WHAT IS BEING ASKED: Please transcribe the listing below in full and word for word, without its pictures.
※ ※ ※
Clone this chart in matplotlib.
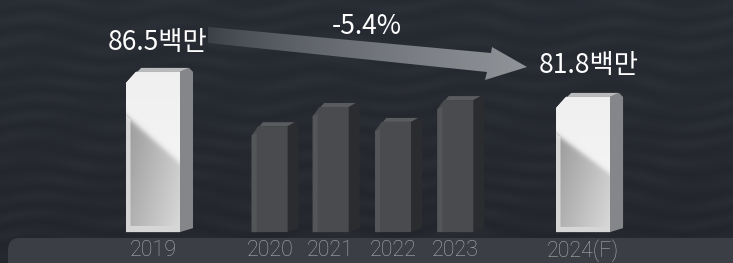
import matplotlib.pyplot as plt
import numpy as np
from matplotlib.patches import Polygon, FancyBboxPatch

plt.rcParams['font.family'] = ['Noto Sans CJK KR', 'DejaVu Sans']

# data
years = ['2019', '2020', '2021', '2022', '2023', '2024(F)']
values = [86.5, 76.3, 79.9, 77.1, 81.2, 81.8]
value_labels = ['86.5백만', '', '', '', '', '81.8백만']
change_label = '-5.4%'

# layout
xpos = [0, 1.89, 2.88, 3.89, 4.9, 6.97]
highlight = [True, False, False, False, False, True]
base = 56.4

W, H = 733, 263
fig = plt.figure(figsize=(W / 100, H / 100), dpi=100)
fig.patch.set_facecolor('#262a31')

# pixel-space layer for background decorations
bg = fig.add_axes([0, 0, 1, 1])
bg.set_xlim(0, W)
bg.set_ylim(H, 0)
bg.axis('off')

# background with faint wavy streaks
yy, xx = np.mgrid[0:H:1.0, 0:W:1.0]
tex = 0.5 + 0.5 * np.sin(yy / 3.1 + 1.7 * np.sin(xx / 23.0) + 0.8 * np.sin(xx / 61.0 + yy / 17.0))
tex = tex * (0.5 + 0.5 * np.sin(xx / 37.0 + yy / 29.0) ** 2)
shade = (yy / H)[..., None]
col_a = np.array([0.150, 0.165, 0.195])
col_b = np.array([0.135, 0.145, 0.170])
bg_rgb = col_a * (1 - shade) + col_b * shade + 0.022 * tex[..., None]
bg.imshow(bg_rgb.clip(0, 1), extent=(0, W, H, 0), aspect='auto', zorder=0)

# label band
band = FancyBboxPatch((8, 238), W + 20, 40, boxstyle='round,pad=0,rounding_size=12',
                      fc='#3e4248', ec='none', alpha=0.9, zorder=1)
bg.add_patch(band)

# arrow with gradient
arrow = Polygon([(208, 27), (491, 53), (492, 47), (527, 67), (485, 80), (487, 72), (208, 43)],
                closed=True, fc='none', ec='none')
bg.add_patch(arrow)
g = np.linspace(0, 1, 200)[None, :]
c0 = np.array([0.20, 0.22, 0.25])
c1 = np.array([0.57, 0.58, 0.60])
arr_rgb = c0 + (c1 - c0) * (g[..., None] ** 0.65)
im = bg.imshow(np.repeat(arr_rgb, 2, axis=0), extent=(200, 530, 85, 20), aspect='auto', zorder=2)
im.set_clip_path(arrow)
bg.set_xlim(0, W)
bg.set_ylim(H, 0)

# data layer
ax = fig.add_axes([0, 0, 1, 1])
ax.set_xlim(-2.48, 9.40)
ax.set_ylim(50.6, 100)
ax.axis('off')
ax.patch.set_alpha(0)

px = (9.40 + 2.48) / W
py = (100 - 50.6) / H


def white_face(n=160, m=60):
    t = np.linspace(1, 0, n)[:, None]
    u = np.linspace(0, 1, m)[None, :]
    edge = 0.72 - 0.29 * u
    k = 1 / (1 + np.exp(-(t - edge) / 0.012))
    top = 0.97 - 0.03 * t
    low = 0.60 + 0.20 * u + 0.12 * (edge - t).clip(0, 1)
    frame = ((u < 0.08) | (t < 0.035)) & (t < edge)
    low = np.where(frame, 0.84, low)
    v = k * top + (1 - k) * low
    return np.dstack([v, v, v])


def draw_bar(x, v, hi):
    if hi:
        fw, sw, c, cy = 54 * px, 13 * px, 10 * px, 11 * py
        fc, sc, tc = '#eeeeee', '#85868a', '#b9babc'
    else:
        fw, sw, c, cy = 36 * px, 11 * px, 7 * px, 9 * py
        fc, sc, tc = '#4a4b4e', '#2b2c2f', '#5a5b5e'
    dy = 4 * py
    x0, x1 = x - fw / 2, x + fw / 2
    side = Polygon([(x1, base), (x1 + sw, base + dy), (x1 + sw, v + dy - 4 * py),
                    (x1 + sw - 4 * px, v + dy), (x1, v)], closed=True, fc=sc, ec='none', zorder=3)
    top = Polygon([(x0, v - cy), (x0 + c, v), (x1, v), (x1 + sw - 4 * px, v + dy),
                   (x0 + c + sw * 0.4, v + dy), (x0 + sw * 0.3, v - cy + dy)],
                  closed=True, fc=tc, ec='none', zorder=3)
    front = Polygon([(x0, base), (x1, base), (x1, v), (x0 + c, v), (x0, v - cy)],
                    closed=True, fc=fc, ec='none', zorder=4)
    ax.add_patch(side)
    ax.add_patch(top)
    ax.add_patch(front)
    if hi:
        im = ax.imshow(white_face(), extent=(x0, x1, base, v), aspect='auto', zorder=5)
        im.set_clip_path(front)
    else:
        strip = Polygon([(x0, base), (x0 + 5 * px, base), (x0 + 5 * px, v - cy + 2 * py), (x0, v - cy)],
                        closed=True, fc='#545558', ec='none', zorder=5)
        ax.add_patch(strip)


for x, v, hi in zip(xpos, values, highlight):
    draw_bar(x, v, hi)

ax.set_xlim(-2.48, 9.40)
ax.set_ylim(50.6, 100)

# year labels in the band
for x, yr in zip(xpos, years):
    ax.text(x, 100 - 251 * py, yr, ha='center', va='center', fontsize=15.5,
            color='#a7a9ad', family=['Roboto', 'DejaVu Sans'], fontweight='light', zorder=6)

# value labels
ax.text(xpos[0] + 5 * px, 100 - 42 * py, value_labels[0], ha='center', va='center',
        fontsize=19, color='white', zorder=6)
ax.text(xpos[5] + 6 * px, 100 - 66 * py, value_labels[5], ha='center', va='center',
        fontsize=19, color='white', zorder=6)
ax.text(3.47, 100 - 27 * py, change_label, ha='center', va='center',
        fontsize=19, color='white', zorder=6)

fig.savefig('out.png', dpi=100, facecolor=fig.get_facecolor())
※ ※ ※
RESPONSE TO THE TASK:
Clone this chart in matplotlib.
import matplotlib.pyplot as plt
import numpy as np
from matplotlib.patches import Polygon, FancyBboxPatch

plt.rcParams['font.family'] = ['Noto Sans CJK KR', 'DejaVu Sans']

# data
years = ['2019', '2020', '2021', '2022', '2023', '2024(F)']
values = [86.5, 76.3, 79.9, 77.1, 81.2, 81.8]
value_labels = ['86.5백만', '', '', '', '', '81.8백만']
change_label = '-5.4%'

# layout
xpos = [0, 1.89, 2.88, 3.89, 4.9, 6.97]
highlight = [True, False, False, False, False, True]
base = 56.4

W, H = 733, 263
fig = plt.figure(figsize=(W / 100, H / 100), dpi=100)
fig.patch.set_facecolor('#262a31')

# pixel-space layer for background decorations
bg = fig.add_axes([0, 0, 1, 1])
bg.set_xlim(0, W)
bg.set_ylim(H, 0)
bg.axis('off')

# background with faint wavy streaks
yy, xx = np.mgrid[0:H:1.0, 0:W:1.0]
tex = 0.5 + 0.5 * np.sin(yy / 3.1 + 1.7 * np.sin(xx / 23.0) + 0.8 * np.sin(xx / 61.0 + yy / 17.0))
tex = tex * (0.5 + 0.5 * np.sin(xx / 37.0 + yy / 29.0) ** 2)
shade = (yy / H)[..., None]
col_a = np.array([0.150, 0.165, 0.195])
col_b = np.array([0.135, 0.145, 0.170])
bg_rgb = col_a * (1 - shade) + col_b * shade + 0.022 * tex[..., None]
bg.imshow(bg_rgb.clip(0, 1), extent=(0, W, H, 0), aspect='auto', zorder=0)

# label band
band = FancyBboxPatch((8, 238), W + 20, 40, boxstyle='round,pad=0,rounding_size=12',
                      fc='#3e4248', ec='none', alpha=0.9, zorder=1)
bg.add_patch(band)

# arrow with gradient
arrow = Polygon([(208, 27), (491, 53), (492, 47), (527, 67), (485, 80), (487, 72), (208, 43)],
                closed=True, fc='none', ec='none')
bg.add_patch(arrow)
g = np.linspace(0, 1, 200)[None, :]
c0 = np.array([0.20, 0.22, 0.25])
c1 = np.array([0.57, 0.58, 0.60])
arr_rgb = c0 + (c1 - c0) * (g[..., None] ** 0.65)
im = bg.imshow(np.repeat(arr_rgb, 2, axis=0), extent=(200, 530, 85, 20), aspect='auto', zorder=2)
im.set_clip_path(arrow)
bg.set_xlim(0, W)
bg.set_ylim(H, 0)

# data layer
ax = fig.add_axes([0, 0, 1, 1])
ax.set_xlim(-2.48, 9.40)
ax.set_ylim(50.6, 100)
ax.axis('off')
ax.patch.set_alpha(0)

px = (9.40 + 2.48) / W
py = (100 - 50.6) / H


def white_face(n=160, m=60):
    t = np.linspace(1, 0, n)[:, None]
    u = np.linspace(0, 1, m)[None, :]
    edge = 0.72 - 0.29 * u
    k = 1 / (1 + np.exp(-(t - edge) / 0.012))
    top = 0.97 - 0.03 * t
    low = 0.60 + 0.20 * u + 0.12 * (edge - t).clip(0, 1)
    frame = ((u < 0.08) | (t < 0.035)) & (t < edge)
    low = np.where(frame, 0.84, low)
    v = k * top + (1 - k) * low
    return np.dstack([v, v, v])


def draw_bar(x, v, hi):
    if hi:
        fw, sw, c, cy = 54 * px, 13 * px, 10 * px, 11 * py
        fc, sc, tc = '#eeeeee', '#85868a', '#b9babc'
    else:
        fw, sw, c, cy = 36 * px, 11 * px, 7 * px, 9 * py
        fc, sc, tc = '#4a4b4e', '#2b2c2f', '#5a5b5e'
    dy = 4 * py
    x0, x1 = x - fw / 2, x + fw / 2
    side = Polygon([(x1, base), (x1 + sw, base + dy), (x1 + sw, v + dy - 4 * py),
                    (x1 + sw - 4 * px, v + dy), (x1, v)], closed=True, fc=sc, ec='none', zorder=3)
    top = Polygon([(x0, v - cy), (x0 + c, v), (x1, v), (x1 + sw - 4 * px, v + dy),
                   (x0 + c + sw * 0.4, v + dy), (x0 + sw * 0.3, v - cy + dy)],
                  closed=True, fc=tc, ec='none', zorder=3)
    front = Polygon([(x0, base), (x1, base), (x1, v), (x0 + c, v), (x0, v - cy)],
                    closed=True, fc=fc, ec='none', zorder=4)
    ax.add_patch(side)
    ax.add_patch(top)
    ax.add_patch(front)
    if hi:
        im = ax.imshow(white_face(), extent=(x0, x1, base, v), aspect='auto', zorder=5)
        im.set_clip_path(front)
    else:
        strip = Polygon([(x0, base), (x0 + 5 * px, base), (x0 + 5 * px, v - cy + 2 * py), (x0, v - cy)],
                        closed=True, fc='#545558', ec='none', zorder=5)
        ax.add_patch(strip)


for x, v, hi in zip(xpos, values, highlight):
    draw_bar(x, v, hi)

ax.set_xlim(-2.48, 9.40)
ax.set_ylim(50.6, 100)

# year labels in the band
for x, yr in zip(xpos, years):
    ax.text(x, 100 - 251 * py, yr, ha='center', va='center', fontsize=15.5,
            color='#a7a9ad', family=['Roboto', 'DejaVu Sans'], fontweight='light', zorder=6)

# value labels
ax.text(xpos[0] + 5 * px, 100 - 42 * py, value_labels[0], ha='center', va='center',
        fontsize=19, color='white', zorder=6)
ax.text(xpos[5] + 6 * px, 100 - 66 * py, value_labels[5], ha='center', va='center',
        fontsize=19, color='white', zorder=6)
ax.text(3.47, 100 - 27 * py, change_label, ha='center', va='center',
        fontsize=19, color='white', zorder=6)

fig.savefig('out.png', dpi=100, facecolor=fig.get_facecolor())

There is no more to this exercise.